Although a wide receiver or running back will take some hard hits, there are plenty of plays where they’re all by themselves, no defensive player anywhere near them. Not the quarterback. On every offensive play, he’s got his hands on the ball, and somebody is coming after him.

“It’s extremely hard watching him,” said Sheryl Carr, whose son David has been sacked a whopping 232 times so far in 4 1/2 seasons with the Houston Texans.

“I’m thinking, ‘Do you not understand? That’s my child out there!’ ” Sheryl Carr said. “I’ve had to really pray, because I’ve really stressed over that, watching him out there.”

When her son first started playing football, Sheryl Carr made her husband sign the permission slip. No way was she going to tell somebody it was OK to hit her son.

Former San Francisco 49ers quarterback Steve Young liked to tell the story of his mother, Sherry, coming out of the stands to chastise a player who’d knocked the wind out of him with a hard tackle. And this was back when Young was playing Pop Warner.

When Young was deciding whether to retire after his fourth concussion in three years, the two-time MVP often called his parents for advice.

Well, his dad, anyway.

“Usually he’d talk to his father about it, because he knew what I’d say: ‘Well then, don’t play,’ ” Sherry Young said. “I tried to say that when he was 8 years old.”

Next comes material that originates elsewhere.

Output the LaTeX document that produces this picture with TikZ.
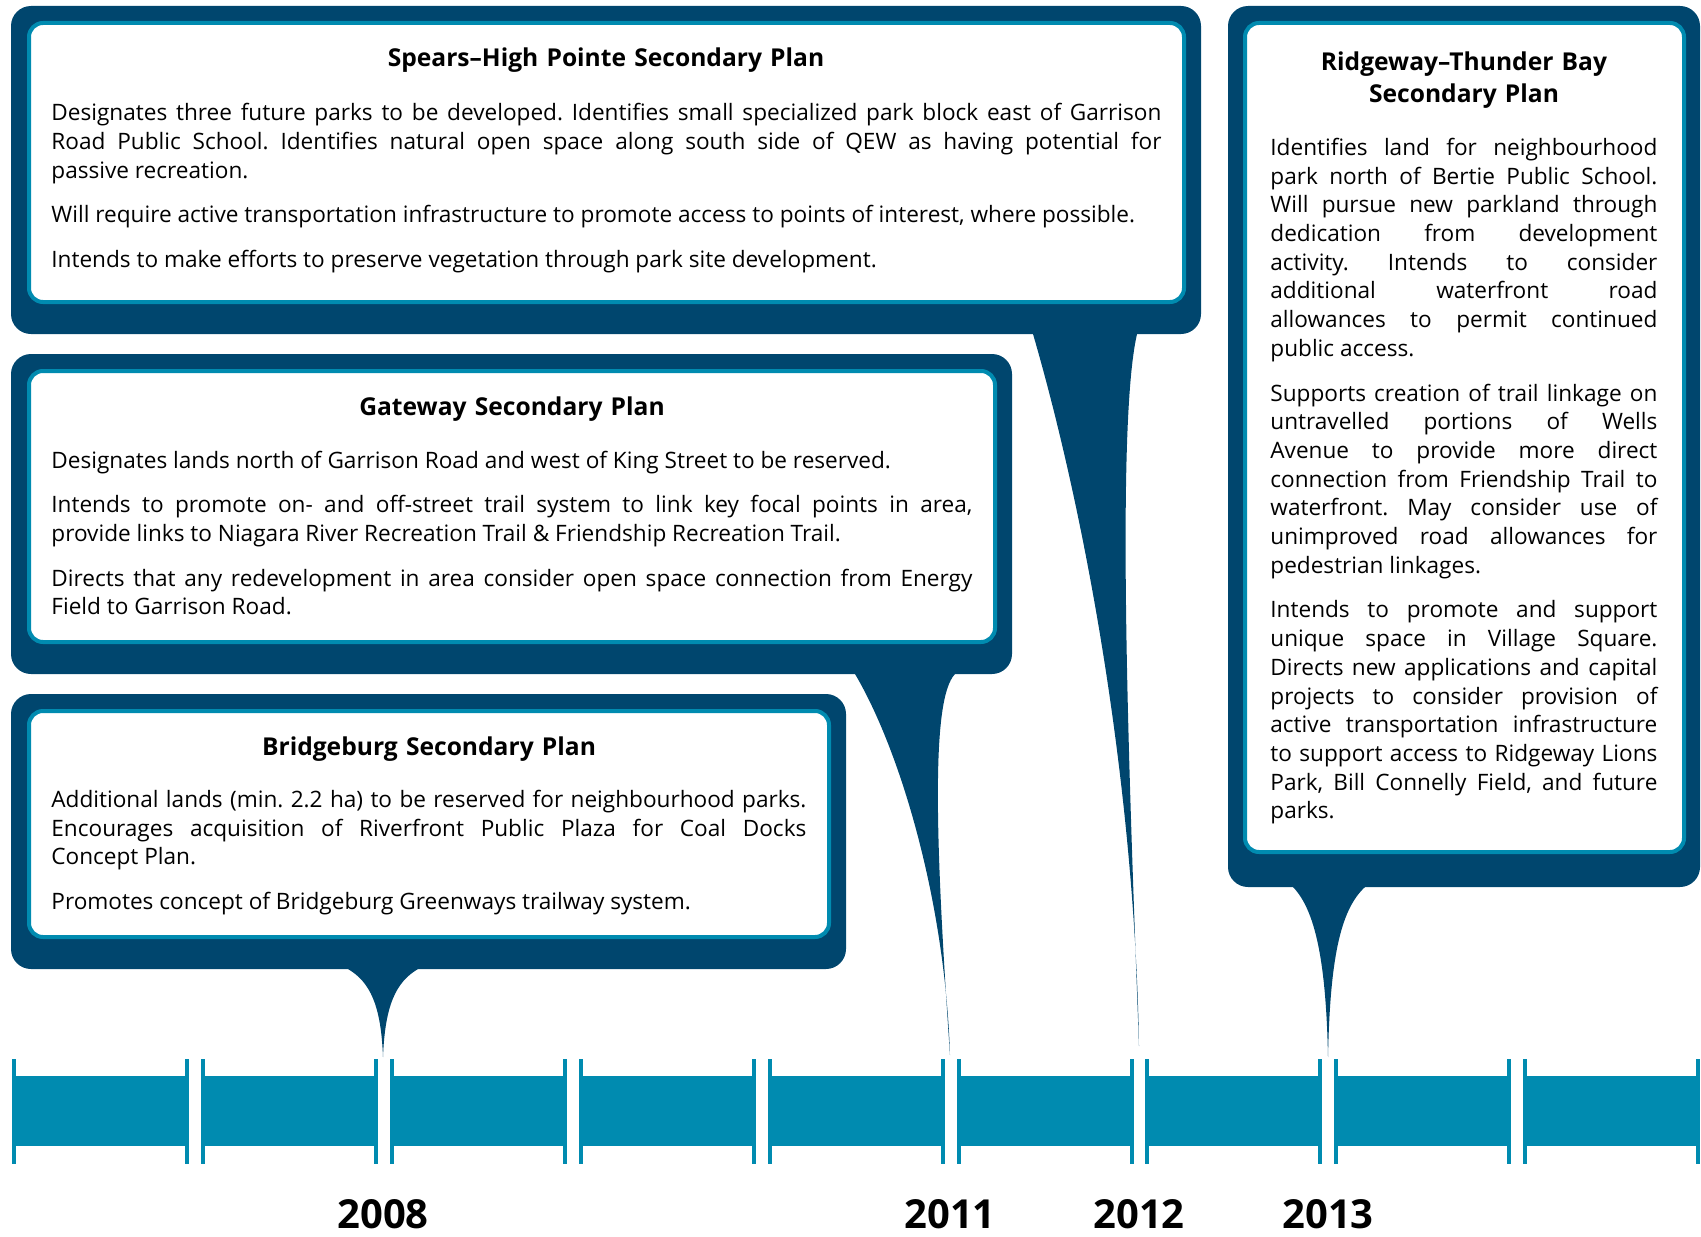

“This is a business for your kids,” said Betsy Hasselbeck, whose older son Matt starts for the Seattle Seahawks and younger son Tim is a backup with the New York Giants. “We don’t tailgate before a game. When we’re there, we’re there because we’re really looking out for them and hoping for the best for what they do.

“It’s like ‘Take Your Parents To Work Day.’ “

There’s really no good way to prepare, either. Hasselbeck saw her husband get hit plenty when he played in the NFL.

“If (my husband) would catch a pass or get tackled, he’d be on the ground for a short amount of time. In the stands I’m thinking, ‘You’re OK. You’re a big tough guy, you can handle this,’ ” Hasselbeck said of husband Don, a former NFL tight end. “When it’s your own child out there, this is somebody you’ve cared for. It’s been your responsibility their entire life.

“It’s kind of hard to just turn that switch off.”